The final chapter of the film, told from Marguerite’s perspective, refers to itself as “the truth.” But while that section of the story by necessity contains the most dramatization, Jager says he does support the filmmakers’ conclusion.

“From an absolute philosophical point of view, nobody but Jacques Le Gris and Marguerite and those who were in the room know the truth,” Jager says. “But the overwhelming likelihood is that she was telling the truth. Her story is detailed and persuasive, and she ran such a great risk to speak up at a time when women were supposed to keep silent about such things. I think the film makes the right choice [in portraying her story].”

Comer agrees. “For me, why would a woman speak out and say this when her life was at risk?” the actress says. “What does she have to gain from that? She has nothing to gain. She has everything to lose. So there was just no doubt for me that this woman was telling the truth.

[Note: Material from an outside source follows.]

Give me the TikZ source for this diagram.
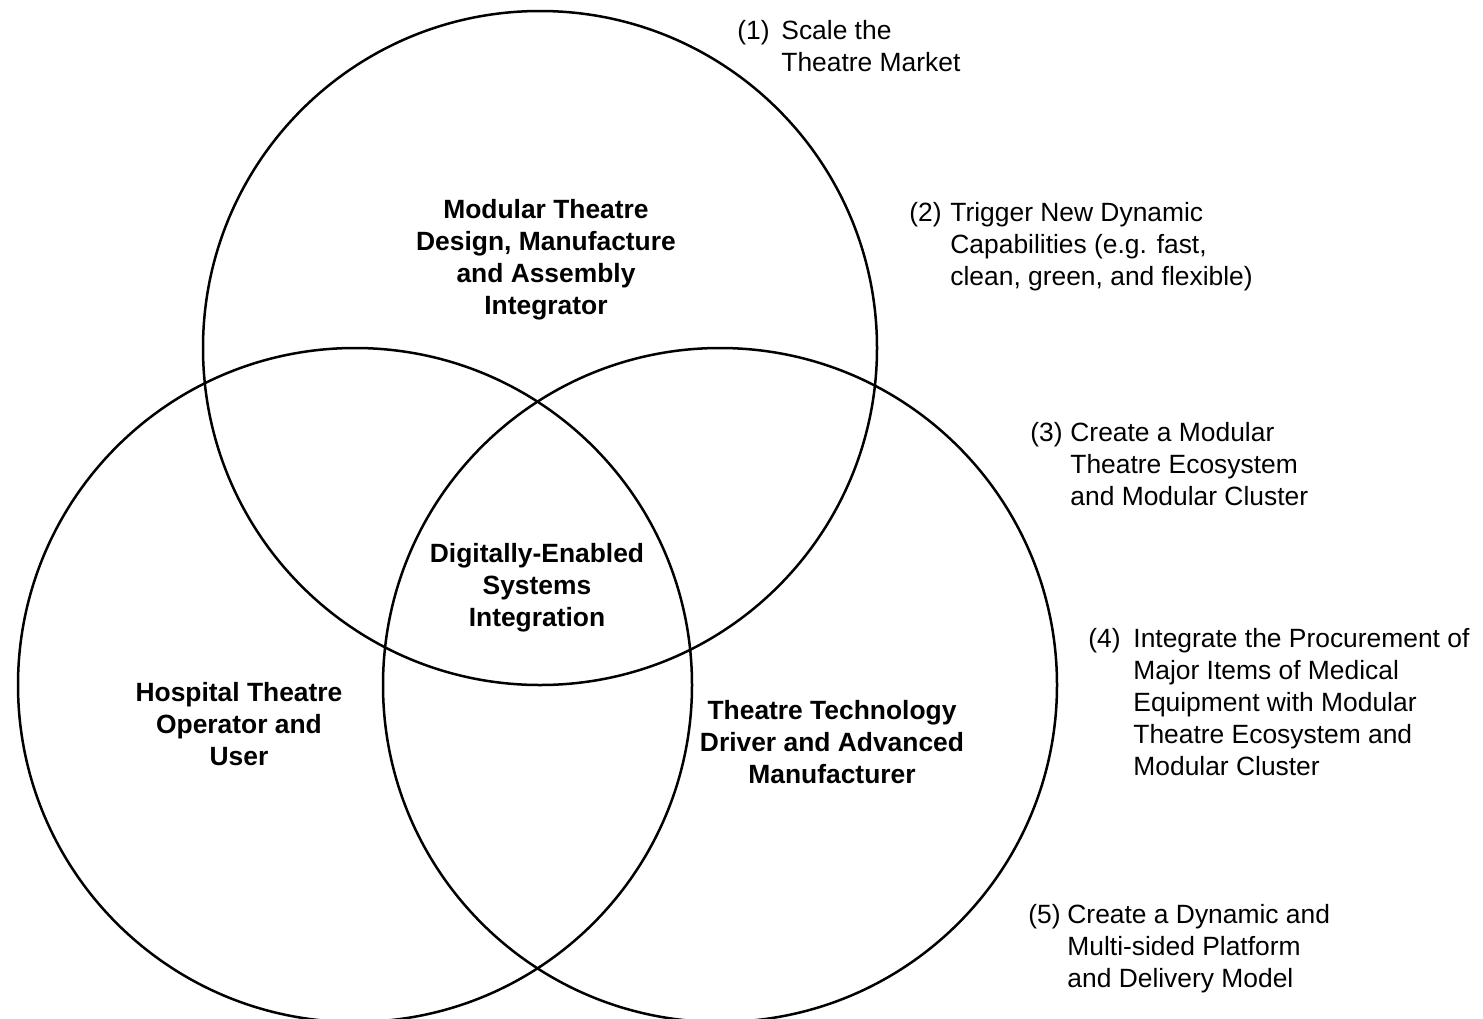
\documentclass[tikz,border=0pt]{standalone}
\usepackage{fontspec}
\setmainfont{Liberation Sans}
\begin{document}
\begin{tikzpicture}[x=0.5pt,y=-0.5pt,
  venn/.style={circle,draw=black,line width=1.25pt,minimum size=337pt,inner sep=0pt},
  lbl/.style={font=\fontsize{13.2}{16}\selectfont\bfseries,align=center,anchor=north,inner sep=0pt},
  num/.style={font=\fontsize{13.2}{16}\selectfont,anchor=base west,inner sep=0pt},
  itm/.style={font=\fontsize{13.2}{16}\selectfont,align=left,anchor=north west,inner sep=0pt}]
\useasboundingbox (0,0) rectangle (1483,1018);
\clip (0,0) rectangle (1483,1018);
\node[venn] (ctop) at (540,348) {};
\node[venn] (cleft) at (355,685) {};
\node[venn] (cright) at (720,685) {};

\node[lbl] (ltop) at (546,199) {Modular Theatre\\Design, Manufacture\\and Assembly\\Integrator};
\node[lbl] (lmid) at (537,542.7) {Digitally-Enabled\\Systems\\Integration};
\node[lbl] (lleft) at (239,681.7) {Hospital Theatre\\Operator and\\User};
\node[lbl] (lright) at (832,699.7) {Theatre Technology\\Driver and Advanced\\Manufacturer};

\node[num] (n1) at (737,39) {(1)};
\node[itm] (t1) at (781,19.7) {Scale the\\Theatre Market};
\node[num] (n2) at (909,221) {(2)};
\node[itm] (t2) at (950,201.7) {Trigger New Dynamic\\Capabilities (e.g. fast,\\clean, green, and flexible)};
\node[num] (n3) at (1030,441) {(3)};
\node[itm] (t3) at (1070,421.7) {Create a Modular\\Theatre Ecosystem\\and Modular Cluster};
\node[num] (n4) at (1088,647) {(4)};
\node[itm] (t4) at (1133,627.7) {Integrate the Procurement of\\Major Items of Medical\\Equipment with Modular\\Theatre Ecosystem and\\Modular Cluster};
\node[num] (n5) at (1028,923) {(5)};
\node[itm] (t5) at (1067,903.7) {Create a Dynamic and\\Multi-sided Platform\\and Delivery Model};
\end{tikzpicture}
\end{document}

I know that was the same for everyone who was coming toward this project.”

For Affleck and Damon, “The Last Duel” was an opportunity to not only depict a compelling historical event but to reflect on how traces of that system of patriarchy linger today. By unequivocally believing Marguerite, the screenwriters offer that same sense of empathy to all women who follow her.

“It is incumbent on us to be good people, to overcome that and to see more broadly and with empathy,” Affleck says. “With the understanding that your truth may not be somebody else’s truth. There’s a certain arrogance rooted in that assumption. And that’s ultimately why this version of the movie is more interesting to us than a movie where you prove ‘Well, based on the evidence, he did it,’ and either you’re a monstrous villain or you’re wrongfully accused.”